--- Start DATA ENTRIES ---
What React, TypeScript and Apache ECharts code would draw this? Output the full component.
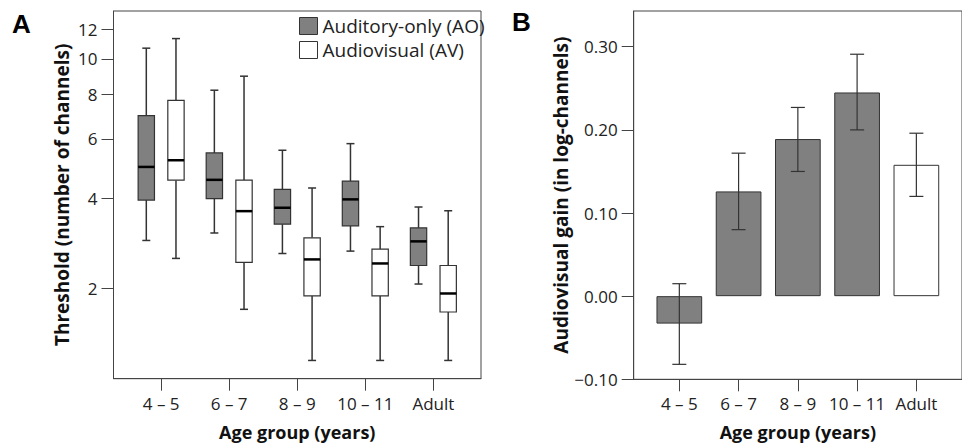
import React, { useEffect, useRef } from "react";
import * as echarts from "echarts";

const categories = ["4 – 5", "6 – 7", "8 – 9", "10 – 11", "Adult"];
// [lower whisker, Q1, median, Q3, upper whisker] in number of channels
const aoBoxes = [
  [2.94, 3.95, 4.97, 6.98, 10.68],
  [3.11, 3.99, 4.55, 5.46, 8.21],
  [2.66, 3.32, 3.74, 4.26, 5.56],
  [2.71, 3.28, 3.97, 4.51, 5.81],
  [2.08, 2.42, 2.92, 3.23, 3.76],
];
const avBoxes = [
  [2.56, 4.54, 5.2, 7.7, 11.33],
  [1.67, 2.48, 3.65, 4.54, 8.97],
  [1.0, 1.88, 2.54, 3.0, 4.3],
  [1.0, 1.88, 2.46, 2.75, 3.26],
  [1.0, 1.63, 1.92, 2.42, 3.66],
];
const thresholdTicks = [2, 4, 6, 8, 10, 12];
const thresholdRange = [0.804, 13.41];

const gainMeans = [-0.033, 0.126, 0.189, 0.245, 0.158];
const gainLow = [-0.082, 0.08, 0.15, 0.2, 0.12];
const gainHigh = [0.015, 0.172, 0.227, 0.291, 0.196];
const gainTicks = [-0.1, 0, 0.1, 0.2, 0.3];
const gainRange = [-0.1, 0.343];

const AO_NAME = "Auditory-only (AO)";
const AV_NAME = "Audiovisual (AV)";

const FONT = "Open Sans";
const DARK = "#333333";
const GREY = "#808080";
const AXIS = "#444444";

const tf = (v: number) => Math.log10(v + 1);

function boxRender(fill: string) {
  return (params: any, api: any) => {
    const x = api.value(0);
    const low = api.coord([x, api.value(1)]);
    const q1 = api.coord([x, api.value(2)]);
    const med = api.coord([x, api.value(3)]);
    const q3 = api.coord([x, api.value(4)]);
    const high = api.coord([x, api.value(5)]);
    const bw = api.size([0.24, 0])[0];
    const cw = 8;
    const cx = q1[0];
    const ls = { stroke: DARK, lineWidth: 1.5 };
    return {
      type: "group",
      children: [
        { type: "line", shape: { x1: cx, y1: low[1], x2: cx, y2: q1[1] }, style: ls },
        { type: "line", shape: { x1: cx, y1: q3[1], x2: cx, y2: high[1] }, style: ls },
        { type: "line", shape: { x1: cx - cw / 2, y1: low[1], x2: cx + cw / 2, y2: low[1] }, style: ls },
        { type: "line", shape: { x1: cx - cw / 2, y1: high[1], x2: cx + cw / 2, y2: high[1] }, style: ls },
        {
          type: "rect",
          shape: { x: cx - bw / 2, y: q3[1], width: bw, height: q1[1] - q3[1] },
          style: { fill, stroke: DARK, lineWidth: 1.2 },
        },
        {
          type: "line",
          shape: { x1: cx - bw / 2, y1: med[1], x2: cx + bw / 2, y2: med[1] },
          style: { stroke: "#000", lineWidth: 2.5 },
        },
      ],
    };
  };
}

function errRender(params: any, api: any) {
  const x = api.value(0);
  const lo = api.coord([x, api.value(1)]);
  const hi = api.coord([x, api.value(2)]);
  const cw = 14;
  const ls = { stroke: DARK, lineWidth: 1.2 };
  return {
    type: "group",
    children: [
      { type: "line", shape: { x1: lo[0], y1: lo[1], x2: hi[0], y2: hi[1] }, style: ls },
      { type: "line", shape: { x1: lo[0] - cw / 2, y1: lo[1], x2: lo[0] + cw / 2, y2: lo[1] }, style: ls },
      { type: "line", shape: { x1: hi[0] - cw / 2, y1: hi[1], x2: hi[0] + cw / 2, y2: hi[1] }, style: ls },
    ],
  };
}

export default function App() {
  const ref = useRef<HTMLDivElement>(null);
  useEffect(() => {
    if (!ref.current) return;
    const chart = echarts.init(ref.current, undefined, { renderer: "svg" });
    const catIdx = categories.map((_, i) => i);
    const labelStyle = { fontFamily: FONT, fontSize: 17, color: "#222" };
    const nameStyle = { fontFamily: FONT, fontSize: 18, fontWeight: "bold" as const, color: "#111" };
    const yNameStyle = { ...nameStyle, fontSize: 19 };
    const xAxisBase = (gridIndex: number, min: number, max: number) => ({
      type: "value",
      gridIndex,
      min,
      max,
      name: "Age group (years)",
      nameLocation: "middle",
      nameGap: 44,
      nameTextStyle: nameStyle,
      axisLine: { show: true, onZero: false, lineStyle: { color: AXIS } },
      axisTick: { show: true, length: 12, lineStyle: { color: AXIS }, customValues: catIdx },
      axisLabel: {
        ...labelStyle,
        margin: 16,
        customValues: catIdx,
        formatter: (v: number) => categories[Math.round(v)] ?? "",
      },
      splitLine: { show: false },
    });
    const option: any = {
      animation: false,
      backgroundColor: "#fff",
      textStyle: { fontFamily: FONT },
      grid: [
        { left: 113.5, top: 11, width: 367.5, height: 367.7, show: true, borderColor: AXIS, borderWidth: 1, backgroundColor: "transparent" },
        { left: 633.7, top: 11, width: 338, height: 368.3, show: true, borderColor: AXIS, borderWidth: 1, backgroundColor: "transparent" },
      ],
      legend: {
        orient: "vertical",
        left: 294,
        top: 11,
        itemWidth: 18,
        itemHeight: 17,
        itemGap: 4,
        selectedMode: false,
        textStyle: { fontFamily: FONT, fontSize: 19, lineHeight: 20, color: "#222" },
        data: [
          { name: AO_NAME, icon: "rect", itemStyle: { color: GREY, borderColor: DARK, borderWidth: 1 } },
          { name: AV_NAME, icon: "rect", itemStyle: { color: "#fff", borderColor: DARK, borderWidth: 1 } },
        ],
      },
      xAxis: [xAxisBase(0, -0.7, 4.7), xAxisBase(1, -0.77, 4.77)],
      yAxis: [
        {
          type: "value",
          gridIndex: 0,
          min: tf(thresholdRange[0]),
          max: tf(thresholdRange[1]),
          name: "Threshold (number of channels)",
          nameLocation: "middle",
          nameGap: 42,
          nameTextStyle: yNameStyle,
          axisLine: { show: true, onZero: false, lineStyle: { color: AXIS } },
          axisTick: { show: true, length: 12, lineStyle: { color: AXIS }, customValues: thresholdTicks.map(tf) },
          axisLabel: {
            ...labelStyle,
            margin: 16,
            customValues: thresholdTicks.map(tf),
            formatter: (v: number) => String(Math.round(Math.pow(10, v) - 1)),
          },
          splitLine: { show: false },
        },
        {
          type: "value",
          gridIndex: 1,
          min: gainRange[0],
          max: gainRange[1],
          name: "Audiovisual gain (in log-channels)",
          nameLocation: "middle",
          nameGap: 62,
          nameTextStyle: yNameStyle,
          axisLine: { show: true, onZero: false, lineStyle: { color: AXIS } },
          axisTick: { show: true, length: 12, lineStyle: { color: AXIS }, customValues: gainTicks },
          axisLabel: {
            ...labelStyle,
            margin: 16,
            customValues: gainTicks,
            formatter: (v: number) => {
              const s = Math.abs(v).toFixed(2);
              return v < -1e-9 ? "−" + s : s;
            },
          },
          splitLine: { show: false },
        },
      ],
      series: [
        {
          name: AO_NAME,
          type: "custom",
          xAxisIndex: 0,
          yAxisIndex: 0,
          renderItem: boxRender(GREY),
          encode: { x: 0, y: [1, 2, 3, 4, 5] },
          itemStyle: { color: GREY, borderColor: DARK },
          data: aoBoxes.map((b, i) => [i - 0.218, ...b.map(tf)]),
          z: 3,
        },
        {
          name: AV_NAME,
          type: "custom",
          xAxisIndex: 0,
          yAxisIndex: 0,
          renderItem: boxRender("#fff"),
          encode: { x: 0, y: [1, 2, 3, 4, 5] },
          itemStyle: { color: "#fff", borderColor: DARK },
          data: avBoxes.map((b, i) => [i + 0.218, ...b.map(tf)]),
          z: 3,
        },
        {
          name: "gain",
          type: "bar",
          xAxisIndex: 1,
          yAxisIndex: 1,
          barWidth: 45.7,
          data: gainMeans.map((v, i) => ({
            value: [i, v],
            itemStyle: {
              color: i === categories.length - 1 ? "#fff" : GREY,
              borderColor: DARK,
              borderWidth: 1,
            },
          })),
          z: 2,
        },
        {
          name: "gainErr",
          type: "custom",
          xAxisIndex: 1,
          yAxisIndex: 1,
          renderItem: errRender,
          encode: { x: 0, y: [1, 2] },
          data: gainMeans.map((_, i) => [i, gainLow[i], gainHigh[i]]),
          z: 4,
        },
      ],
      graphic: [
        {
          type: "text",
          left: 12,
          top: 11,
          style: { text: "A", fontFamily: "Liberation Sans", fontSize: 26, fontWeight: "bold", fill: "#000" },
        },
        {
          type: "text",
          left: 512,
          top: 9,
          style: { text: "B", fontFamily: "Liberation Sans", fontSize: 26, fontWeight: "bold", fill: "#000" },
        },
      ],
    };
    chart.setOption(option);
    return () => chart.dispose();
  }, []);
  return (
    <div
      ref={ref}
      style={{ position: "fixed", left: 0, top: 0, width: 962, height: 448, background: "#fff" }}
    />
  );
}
--- End DATA ENTRIES ---
--- Start DATA ENTRIES ---
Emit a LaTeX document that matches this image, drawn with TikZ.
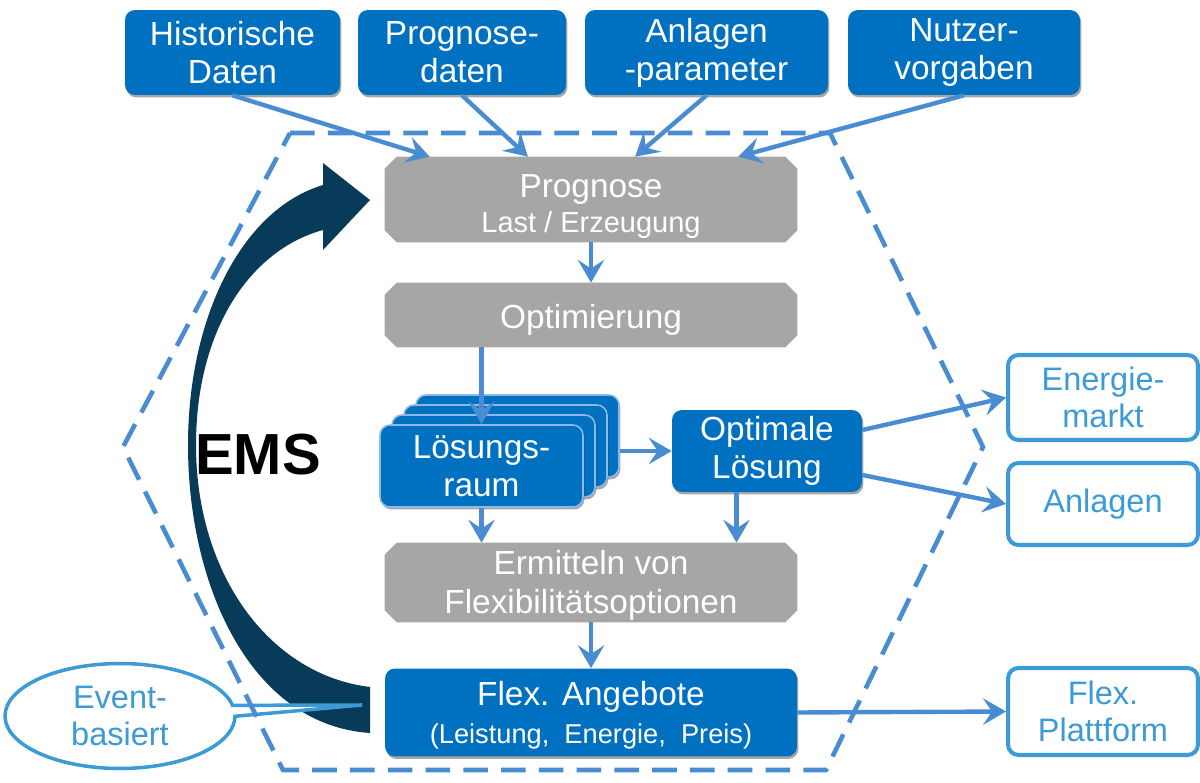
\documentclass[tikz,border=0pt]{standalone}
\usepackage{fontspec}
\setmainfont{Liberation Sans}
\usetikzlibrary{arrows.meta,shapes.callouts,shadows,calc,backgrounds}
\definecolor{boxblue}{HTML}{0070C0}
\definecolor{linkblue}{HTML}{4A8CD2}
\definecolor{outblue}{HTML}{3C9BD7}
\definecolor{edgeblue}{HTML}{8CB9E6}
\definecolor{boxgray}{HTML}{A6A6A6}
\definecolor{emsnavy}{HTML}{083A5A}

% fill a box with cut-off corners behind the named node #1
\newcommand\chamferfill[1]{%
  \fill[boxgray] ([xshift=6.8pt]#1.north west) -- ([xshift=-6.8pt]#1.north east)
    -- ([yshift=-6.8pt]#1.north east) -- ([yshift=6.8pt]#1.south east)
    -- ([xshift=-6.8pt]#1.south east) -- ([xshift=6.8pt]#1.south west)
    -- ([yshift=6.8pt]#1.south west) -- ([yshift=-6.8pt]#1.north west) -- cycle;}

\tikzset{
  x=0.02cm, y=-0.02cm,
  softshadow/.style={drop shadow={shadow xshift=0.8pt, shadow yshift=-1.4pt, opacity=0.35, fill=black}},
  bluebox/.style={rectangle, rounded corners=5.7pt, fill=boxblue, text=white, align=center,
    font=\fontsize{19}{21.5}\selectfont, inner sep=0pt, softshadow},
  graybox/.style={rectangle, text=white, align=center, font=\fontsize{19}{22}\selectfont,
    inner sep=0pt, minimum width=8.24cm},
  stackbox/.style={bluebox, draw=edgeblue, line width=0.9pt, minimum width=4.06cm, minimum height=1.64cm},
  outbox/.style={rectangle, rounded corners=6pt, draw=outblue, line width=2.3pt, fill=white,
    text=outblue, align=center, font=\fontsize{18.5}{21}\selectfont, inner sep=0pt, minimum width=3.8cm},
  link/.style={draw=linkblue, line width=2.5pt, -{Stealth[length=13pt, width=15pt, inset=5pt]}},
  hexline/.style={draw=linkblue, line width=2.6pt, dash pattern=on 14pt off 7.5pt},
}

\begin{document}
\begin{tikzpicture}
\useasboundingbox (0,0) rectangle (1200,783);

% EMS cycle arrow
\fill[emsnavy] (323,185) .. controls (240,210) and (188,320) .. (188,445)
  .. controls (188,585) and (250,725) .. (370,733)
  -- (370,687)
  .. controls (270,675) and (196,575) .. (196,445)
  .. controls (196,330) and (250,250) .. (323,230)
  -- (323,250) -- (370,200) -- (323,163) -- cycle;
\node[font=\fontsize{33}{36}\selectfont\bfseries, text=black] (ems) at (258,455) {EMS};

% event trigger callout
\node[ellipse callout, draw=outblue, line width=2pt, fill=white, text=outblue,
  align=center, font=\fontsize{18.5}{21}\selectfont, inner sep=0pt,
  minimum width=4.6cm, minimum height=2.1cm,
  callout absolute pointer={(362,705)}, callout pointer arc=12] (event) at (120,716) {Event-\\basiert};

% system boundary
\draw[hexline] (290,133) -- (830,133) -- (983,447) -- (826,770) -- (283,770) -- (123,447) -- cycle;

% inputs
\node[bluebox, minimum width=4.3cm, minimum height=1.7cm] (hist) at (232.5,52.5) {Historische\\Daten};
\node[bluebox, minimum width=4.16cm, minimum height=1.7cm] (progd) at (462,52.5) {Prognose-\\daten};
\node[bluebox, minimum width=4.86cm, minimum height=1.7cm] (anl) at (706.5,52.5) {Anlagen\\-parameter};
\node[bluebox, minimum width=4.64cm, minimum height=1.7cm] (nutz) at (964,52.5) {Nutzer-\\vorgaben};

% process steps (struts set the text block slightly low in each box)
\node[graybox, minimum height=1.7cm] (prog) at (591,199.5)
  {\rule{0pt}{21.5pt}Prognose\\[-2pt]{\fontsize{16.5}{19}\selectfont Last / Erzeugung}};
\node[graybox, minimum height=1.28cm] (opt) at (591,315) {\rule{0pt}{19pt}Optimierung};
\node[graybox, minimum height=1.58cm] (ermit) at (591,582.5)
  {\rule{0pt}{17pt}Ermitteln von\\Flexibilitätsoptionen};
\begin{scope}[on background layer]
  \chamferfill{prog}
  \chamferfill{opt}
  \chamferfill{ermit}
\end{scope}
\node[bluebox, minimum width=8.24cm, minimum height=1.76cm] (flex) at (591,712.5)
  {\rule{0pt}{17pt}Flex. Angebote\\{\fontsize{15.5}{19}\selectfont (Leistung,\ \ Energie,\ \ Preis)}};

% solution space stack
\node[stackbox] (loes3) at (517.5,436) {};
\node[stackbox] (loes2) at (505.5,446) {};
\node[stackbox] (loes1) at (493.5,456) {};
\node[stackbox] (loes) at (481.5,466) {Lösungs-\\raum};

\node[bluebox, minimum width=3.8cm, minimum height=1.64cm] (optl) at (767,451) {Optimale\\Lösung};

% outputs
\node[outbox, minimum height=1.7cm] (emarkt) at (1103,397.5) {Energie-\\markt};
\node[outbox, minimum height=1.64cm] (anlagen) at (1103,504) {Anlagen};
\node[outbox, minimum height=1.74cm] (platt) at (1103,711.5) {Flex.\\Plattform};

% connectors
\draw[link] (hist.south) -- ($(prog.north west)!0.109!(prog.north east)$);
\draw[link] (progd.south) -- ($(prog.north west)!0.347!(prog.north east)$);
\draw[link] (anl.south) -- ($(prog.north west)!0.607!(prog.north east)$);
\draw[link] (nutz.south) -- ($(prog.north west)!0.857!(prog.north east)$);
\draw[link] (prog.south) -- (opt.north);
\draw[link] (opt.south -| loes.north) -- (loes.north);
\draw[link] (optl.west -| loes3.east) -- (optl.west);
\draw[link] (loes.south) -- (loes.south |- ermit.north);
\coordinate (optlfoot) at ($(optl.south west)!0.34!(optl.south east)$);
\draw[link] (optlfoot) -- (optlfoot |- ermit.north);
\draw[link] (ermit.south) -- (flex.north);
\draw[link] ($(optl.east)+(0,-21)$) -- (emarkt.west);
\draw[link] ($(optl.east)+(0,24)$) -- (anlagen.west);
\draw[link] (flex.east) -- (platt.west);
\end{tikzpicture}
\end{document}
--- End DATA ENTRIES ---
• _WHAT THE EXERCISE ASKS_:
Of the lines above, quote exactly those from the one with "Emit a LaTeX" through the one with "text=black] (ems) at", ends included; pictures stay out.

• _FULL ANSWER_:
Emit a LaTeX document that matches this image, drawn with TikZ.
\documentclass[tikz,border=0pt]{standalone}
\usepackage{fontspec}
\setmainfont{Liberation Sans}
\usetikzlibrary{arrows.meta,shapes.callouts,shadows,calc,backgrounds}
\definecolor{boxblue}{HTML}{0070C0}
\definecolor{linkblue}{HTML}{4A8CD2}
\definecolor{outblue}{HTML}{3C9BD7}
\definecolor{edgeblue}{HTML}{8CB9E6}
\definecolor{boxgray}{HTML}{A6A6A6}
\definecolor{emsnavy}{HTML}{083A5A}

% fill a box with cut-off corners behind the named node #1
\newcommand\chamferfill[1]{%
  \fill[boxgray] ([xshift=6.8pt]#1.north west) -- ([xshift=-6.8pt]#1.north east)
    -- ([yshift=-6.8pt]#1.north east) -- ([yshift=6.8pt]#1.south east)
    -- ([xshift=-6.8pt]#1.south east) -- ([xshift=6.8pt]#1.south west)
    -- ([yshift=6.8pt]#1.south west) -- ([yshift=-6.8pt]#1.north west) -- cycle;}

\tikzset{
  x=0.02cm, y=-0.02cm,
  softshadow/.style={drop shadow={shadow xshift=0.8pt, shadow yshift=-1.4pt, opacity=0.35, fill=black}},
  bluebox/.style={rectangle, rounded corners=5.7pt, fill=boxblue, text=white, align=center,
    font=\fontsize{19}{21.5}\selectfont, inner sep=0pt, softshadow},
  graybox/.style={rectangle, text=white, align=center, font=\fontsize{19}{22}\selectfont,
    inner sep=0pt, minimum width=8.24cm},
  stackbox/.style={bluebox, draw=edgeblue, line width=0.9pt, minimum width=4.06cm, minimum height=1.64cm},
  outbox/.style={rectangle, rounded corners=6pt, draw=outblue, line width=2.3pt, fill=white,
    text=outblue, align=center, font=\fontsize{18.5}{21}\selectfont, inner sep=0pt, minimum width=3.8cm},
  link/.style={draw=linkblue, line width=2.5pt, -{Stealth[length=13pt, width=15pt, inset=5pt]}},
  hexline/.style={draw=linkblue, line width=2.6pt, dash pattern=on 14pt off 7.5pt},
}

\begin{document}
\begin{tikzpicture}
\useasboundingbox (0,0) rectangle (1200,783);

% EMS cycle arrow
\fill[emsnavy] (323,185) .. controls (240,210) and (188,320) .. (188,445)
  .. controls (188,585) and (250,725) .. (370,733)
  -- (370,687)
  .. controls (270,675) and (196,575) .. (196,445)
  .. controls (196,330) and (250,250) .. (323,230)
  -- (323,250) -- (370,200) -- (323,163) -- cycle;
\node[font=\fontsize{33}{36}\selectfont\bfseries, text=black] (ems) at (258,455) {EMS};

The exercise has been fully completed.